I couldn’t wrap my head around the idea that focusing on details would somehow make us lose control. In my past experience, details ensured control. They were what guaranteed a project’s success, anchoring our vision and protecting it from dilution.
Jens’ response was as counterintuitive as it was illuminating.
As it turns out, when working on a project prone to aggressive value engineering, conventional wisdom about details has to be inverted.
For those unfamiliar, value engineering is a process where an external consultant revises the architect’s design to cut costs. It happens on most projects to some extent, but before this I had mostly worked on high-end buildings, where this process was less aggressive. This project — a student housing development — was a different game entirely.
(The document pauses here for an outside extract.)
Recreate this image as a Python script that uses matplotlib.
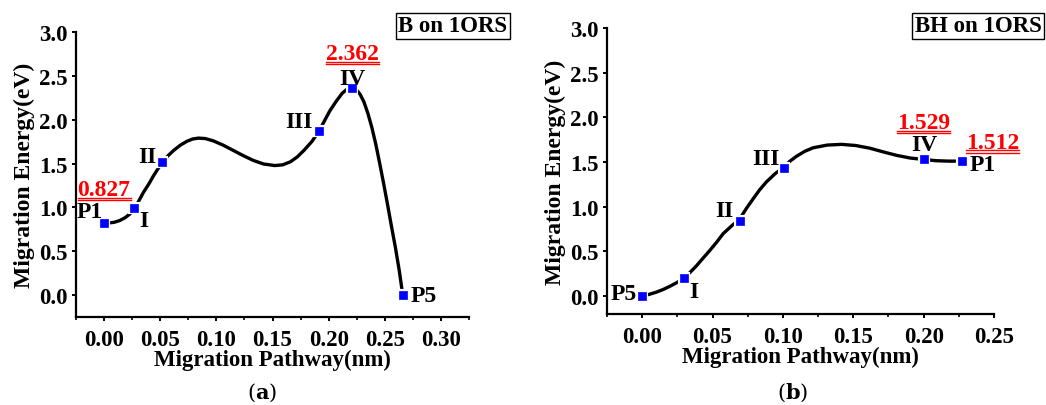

Jens made it clear: we were dealing with a cost-conscious client, and that meant they would probably have value engineering applied with ruthless efficiency. Details and high-quality materials wouldn’t be allowed to carry the project because, in all likelihood, they wouldn’t survive. Cheaper alternatives would replace them, and anything deemed extraneous to the building’s most basic function would be stripped away — regardless of the damage to the design’s conceptual integrity. If not a certainty, all this was at least a strong possibility.
This was what Jens meant by losing control. If our vision depended on details, we were setting ourselves up to fail.
At first, I wondered: If the client is so cost-conscious, couldn’t we offset the price of better details and materials by making cost-saving choices at a larger architectural scale — like the fundamental configuration of the building? After all, that’s where the biggest costs and efficiencies are typically found.
But that’s precisely where this approach becomes so counterintuitive. Jens explained that a client committed to aggressive value engineering (as we imagined ours might be) will strip out the details no matter what. That meant we couldn’t rely on those details to anchor the project’s architectural value. Instead, we had to embed that value in big moves — the core massing, spatial arrangements, and structural gestures — because these elements are largely tamper-proof.
A glass canopy over a sidewalk? Easy to cut. An inset pedestrian arcade? That’s a fundamental aspect of the building’s massing — changing it would require redesigning the entire ground floor plan, or even parts of the structure. The same principle applies to setbacks, window arrangements, and any feature deeply woven into the building’s framework.
This strategy was a revelation — or at least I thought so. If you recognize from the outset that value engineering is inevitable, designing with big, tamper-proof moves gives you the best shot at preserving architectural quality.
As effective as this approach is, I’ve come to believe it should be treated as a last resort. Every design project is, at its core, a negotiation. But in this context, it would seem the relationship between architect, consultant, and client becomes unintentionally adversarial. The client assumes that whatever the architect proposes will be too expensive and commits to cutting it down. The architect, in turn, responds by embedding costs into big moves, making them difficult to alter.
The result? Both sides lock themselves out of the only conversation that really matters:
What does architectural value actually mean in this project, and how can we work to achieve it?
The real goal should be finding the right balance — a mix of impactful big moves and meaningful details that maximize value within the budget. If all parties can align on a shared strategy and trust each other to make thoughtful choices, value engineering itself can become just another unnecessary expense.